Restate the data word for word and leave the images out.

* DATA SEGMENT
Start
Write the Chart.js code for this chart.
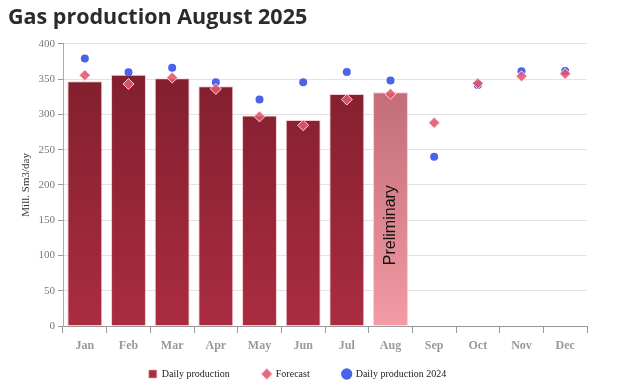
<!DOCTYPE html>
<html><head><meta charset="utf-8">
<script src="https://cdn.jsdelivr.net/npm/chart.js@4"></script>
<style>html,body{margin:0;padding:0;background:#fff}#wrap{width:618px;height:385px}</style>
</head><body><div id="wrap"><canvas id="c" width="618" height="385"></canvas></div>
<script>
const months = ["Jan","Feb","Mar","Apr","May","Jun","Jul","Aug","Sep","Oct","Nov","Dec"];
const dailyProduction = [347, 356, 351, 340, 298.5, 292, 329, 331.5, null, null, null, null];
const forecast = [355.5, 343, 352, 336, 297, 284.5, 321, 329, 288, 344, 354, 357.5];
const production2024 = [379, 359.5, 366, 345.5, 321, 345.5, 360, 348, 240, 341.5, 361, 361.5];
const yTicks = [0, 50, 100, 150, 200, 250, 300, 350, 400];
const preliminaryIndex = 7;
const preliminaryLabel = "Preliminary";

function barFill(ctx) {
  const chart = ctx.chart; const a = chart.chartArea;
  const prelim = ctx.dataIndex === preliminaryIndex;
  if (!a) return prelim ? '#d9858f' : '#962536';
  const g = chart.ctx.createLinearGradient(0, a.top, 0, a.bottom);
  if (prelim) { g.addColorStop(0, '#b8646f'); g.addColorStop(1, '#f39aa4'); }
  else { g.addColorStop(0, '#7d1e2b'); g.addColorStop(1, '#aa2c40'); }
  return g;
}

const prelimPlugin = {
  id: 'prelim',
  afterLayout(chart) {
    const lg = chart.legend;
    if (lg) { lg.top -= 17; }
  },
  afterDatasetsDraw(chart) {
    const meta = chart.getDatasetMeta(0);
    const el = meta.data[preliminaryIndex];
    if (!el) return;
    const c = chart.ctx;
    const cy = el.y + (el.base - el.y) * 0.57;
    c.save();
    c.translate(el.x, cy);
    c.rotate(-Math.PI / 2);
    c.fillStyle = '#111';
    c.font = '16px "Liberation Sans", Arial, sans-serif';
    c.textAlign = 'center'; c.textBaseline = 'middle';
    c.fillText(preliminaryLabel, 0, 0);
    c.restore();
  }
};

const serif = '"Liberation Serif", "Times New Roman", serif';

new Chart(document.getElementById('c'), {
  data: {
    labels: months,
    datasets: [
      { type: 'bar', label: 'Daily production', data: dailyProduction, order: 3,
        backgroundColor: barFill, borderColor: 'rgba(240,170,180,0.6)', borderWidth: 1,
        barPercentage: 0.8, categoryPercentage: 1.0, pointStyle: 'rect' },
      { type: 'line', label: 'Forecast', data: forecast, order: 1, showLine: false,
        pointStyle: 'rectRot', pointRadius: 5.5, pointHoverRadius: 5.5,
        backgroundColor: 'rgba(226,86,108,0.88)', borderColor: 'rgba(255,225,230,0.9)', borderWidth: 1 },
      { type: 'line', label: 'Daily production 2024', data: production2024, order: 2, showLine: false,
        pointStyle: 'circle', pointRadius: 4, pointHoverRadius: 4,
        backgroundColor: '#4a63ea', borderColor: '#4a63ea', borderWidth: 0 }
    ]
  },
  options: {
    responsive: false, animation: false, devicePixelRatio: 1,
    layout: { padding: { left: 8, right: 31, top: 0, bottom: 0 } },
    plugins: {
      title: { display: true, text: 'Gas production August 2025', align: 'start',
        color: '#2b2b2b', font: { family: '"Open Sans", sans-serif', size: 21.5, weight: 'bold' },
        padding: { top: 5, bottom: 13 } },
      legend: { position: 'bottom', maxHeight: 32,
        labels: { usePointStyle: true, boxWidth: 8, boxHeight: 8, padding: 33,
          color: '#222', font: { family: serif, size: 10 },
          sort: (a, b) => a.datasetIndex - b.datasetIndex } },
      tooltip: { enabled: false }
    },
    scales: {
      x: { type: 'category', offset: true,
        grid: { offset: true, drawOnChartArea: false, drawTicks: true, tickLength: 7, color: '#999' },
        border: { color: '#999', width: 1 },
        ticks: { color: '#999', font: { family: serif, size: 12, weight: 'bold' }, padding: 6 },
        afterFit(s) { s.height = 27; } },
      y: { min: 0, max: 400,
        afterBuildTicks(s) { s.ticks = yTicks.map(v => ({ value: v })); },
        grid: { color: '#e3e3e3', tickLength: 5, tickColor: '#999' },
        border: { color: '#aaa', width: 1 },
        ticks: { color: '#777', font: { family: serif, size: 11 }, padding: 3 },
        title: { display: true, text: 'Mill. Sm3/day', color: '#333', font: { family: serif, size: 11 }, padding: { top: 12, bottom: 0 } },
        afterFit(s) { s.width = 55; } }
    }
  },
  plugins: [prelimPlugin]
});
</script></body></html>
End
* SOLUTION TO THIS TASK
Write the Chart.js code for this chart.
<!DOCTYPE html>
<html><head><meta charset="utf-8">
<script src="https://cdn.jsdelivr.net/npm/chart.js@4"></script>
<style>html,body{margin:0;padding:0;background:#fff}#wrap{width:618px;height:385px}</style>
</head><body><div id="wrap"><canvas id="c" width="618" height="385"></canvas></div>
<script>
const months = ["Jan","Feb","Mar","Apr","May","Jun","Jul","Aug","Sep","Oct","Nov","Dec"];
const dailyProduction = [347, 356, 351, 340, 298.5, 292, 329, 331.5, null, null, null, null];
const forecast = [355.5, 343, 352, 336, 297, 284.5, 321, 329, 288, 344, 354, 357.5];
const production2024 = [379, 359.5, 366, 345.5, 321, 345.5, 360, 348, 240, 341.5, 361, 361.5];
const yTicks = [0, 50, 100, 150, 200, 250, 300, 350, 400];
const preliminaryIndex = 7;
const preliminaryLabel = "Preliminary";

function barFill(ctx) {
  const chart = ctx.chart; const a = chart.chartArea;
  const prelim = ctx.dataIndex === preliminaryIndex;
  if (!a) return prelim ? '#d9858f' : '#962536';
  const g = chart.ctx.createLinearGradient(0, a.top, 0, a.bottom);
  if (prelim) { g.addColorStop(0, '#b8646f'); g.addColorStop(1, '#f39aa4'); }
  else { g.addColorStop(0, '#7d1e2b'); g.addColorStop(1, '#aa2c40'); }
  return g;
}

const prelimPlugin = {
  id: 'prelim',
  afterLayout(chart) {
    const lg = chart.legend;
    if (lg) { lg.top -= 17; }
  },
  afterDatasetsDraw(chart) {
    const meta = chart.getDatasetMeta(0);
    const el = meta.data[preliminaryIndex];
    if (!el) return;
    const c = chart.ctx;
    const cy = el.y + (el.base - el.y) * 0.57;
    c.save();
    c.translate(el.x, cy);
    c.rotate(-Math.PI / 2);
    c.fillStyle = '#111';
    c.font = '16px "Liberation Sans", Arial, sans-serif';
    c.textAlign = 'center'; c.textBaseline = 'middle';
    c.fillText(preliminaryLabel, 0, 0);
    c.restore();
  }
};

const serif = '"Liberation Serif", "Times New Roman", serif';

new Chart(document.getElementById('c'), {
  data: {
    labels: months,
    datasets: [
      { type: 'bar', label: 'Daily production', data: dailyProduction, order: 3,
        backgroundColor: barFill, borderColor: 'rgba(240,170,180,0.6)', borderWidth: 1,
        barPercentage: 0.8, categoryPercentage: 1.0, pointStyle: 'rect' },
      { type: 'line', label: 'Forecast', data: forecast, order: 1, showLine: false,
        pointStyle: 'rectRot', pointRadius: 5.5, pointHoverRadius: 5.5,
        backgroundColor: 'rgba(226,86,108,0.88)', borderColor: 'rgba(255,225,230,0.9)', borderWidth: 1 },
      { type: 'line', label: 'Daily production 2024', data: production2024, order: 2, showLine: false,
        pointStyle: 'circle', pointRadius: 4, pointHoverRadius: 4,
        backgroundColor: '#4a63ea', borderColor: '#4a63ea', borderWidth: 0 }
    ]
  },
  options: {
    responsive: false, animation: false, devicePixelRatio: 1,
    layout: { padding: { left: 8, right: 31, top: 0, bottom: 0 } },
    plugins: {
      title: { display: true, text: 'Gas production August 2025', align: 'start',
        color: '#2b2b2b', font: { family: '"Open Sans", sans-serif', size: 21.5, weight: 'bold' },
        padding: { top: 5, bottom: 13 } },
      legend: { position: 'bottom', maxHeight: 32,
        labels: { usePointStyle: true, boxWidth: 8, boxHeight: 8, padding: 33,
          color: '#222', font: { family: serif, size: 10 },
          sort: (a, b) => a.datasetIndex - b.datasetIndex } },
      tooltip: { enabled: false }
    },
    scales: {
      x: { type: 'category', offset: true,
        grid: { offset: true, drawOnChartArea: false, drawTicks: true, tickLength: 7, color: '#999' },
        border: { color: '#999', width: 1 },
        ticks: { color: '#999', font: { family: serif, size: 12, weight: 'bold' }, padding: 6 },
        afterFit(s) { s.height = 27; } },
      y: { min: 0, max: 400,
        afterBuildTicks(s) { s.ticks = yTicks.map(v => ({ value: v })); },
        grid: { color: '#e3e3e3', tickLength: 5, tickColor: '#999' },
        border: { color: '#aaa', width: 1 },
        ticks: { color: '#777', font: { family: serif, size: 11 }, padding: 3 },
        title: { display: true, text: 'Mill. Sm3/day', color: '#333', font: { family: serif, size: 11 }, padding: { top: 12, bottom: 0 } },
        afterFit(s) { s.width = 55; } }
    }
  },
  plugins: [prelimPlugin]
});
</script></body></html>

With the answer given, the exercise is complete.